What is asked
Write out again, unaltered, the lines from the start through the line containing "red_sys = [0.0065, 0.0070, 0.0074, 0.0071, 0.0069, 0.0105]".

Data provided
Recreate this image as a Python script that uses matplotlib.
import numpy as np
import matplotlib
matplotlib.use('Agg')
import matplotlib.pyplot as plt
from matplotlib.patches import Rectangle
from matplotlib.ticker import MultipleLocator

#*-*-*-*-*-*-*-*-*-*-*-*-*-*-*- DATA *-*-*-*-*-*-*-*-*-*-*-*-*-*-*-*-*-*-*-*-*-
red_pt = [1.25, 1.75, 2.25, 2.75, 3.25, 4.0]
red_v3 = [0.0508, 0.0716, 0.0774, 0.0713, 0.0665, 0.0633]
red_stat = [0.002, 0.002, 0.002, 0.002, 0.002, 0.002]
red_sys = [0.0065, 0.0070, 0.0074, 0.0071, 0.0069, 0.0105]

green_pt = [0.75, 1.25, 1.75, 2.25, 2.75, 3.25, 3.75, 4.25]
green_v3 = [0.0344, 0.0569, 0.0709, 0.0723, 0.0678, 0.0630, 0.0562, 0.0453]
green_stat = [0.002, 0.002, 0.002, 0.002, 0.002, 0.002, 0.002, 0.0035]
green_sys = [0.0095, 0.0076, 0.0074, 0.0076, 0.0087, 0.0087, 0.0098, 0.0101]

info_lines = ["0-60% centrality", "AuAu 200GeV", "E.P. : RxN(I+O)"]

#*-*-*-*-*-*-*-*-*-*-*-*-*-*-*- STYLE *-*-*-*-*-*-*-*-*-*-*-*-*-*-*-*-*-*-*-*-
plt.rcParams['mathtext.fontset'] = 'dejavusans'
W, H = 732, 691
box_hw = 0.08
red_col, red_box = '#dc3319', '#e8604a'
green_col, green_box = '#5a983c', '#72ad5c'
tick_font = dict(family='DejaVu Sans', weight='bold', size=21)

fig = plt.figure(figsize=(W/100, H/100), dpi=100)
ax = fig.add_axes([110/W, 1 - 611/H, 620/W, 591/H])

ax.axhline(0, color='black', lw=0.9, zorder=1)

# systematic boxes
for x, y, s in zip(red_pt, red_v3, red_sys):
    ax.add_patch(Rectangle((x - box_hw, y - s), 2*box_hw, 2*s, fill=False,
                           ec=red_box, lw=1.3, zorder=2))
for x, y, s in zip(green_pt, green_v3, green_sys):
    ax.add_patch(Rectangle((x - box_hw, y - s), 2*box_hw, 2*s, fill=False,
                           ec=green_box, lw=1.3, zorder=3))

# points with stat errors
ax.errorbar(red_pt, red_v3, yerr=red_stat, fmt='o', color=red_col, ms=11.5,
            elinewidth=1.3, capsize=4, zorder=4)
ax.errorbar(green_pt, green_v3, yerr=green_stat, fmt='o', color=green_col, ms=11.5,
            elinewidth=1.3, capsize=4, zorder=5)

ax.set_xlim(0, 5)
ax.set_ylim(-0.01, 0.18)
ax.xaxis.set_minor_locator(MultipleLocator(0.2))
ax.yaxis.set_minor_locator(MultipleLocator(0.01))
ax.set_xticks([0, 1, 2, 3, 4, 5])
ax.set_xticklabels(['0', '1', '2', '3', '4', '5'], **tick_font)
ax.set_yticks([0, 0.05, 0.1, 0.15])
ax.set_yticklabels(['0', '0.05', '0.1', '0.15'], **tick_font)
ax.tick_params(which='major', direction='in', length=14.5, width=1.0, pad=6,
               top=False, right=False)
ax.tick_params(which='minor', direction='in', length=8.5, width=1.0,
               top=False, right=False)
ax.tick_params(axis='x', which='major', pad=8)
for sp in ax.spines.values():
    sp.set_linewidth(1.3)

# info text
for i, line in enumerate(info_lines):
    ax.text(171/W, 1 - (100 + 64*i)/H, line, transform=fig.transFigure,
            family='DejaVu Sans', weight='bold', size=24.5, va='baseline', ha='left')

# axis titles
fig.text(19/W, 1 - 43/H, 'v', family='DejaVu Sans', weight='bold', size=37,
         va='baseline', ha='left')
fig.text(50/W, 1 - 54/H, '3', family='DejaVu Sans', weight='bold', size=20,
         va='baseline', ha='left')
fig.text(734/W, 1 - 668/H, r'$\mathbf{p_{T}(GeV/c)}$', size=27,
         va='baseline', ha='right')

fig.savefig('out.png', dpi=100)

Result for this exercise
Recreate this image as a Python script that uses matplotlib.
import numpy as np
import matplotlib
matplotlib.use('Agg')
import matplotlib.pyplot as plt
from matplotlib.patches import Rectangle
from matplotlib.ticker import MultipleLocator

#*-*-*-*-*-*-*-*-*-*-*-*-*-*-*- DATA *-*-*-*-*-*-*-*-*-*-*-*-*-*-*-*-*-*-*-*-*-
red_pt = [1.25, 1.75, 2.25, 2.75, 3.25, 4.0]
red_v3 = [0.0508, 0.0716, 0.0774, 0.0713, 0.0665, 0.0633]
red_stat = [0.002, 0.002, 0.002, 0.002, 0.002, 0.002]
red_sys = [0.0065, 0.0070, 0.0074, 0.0071, 0.0069, 0.0105]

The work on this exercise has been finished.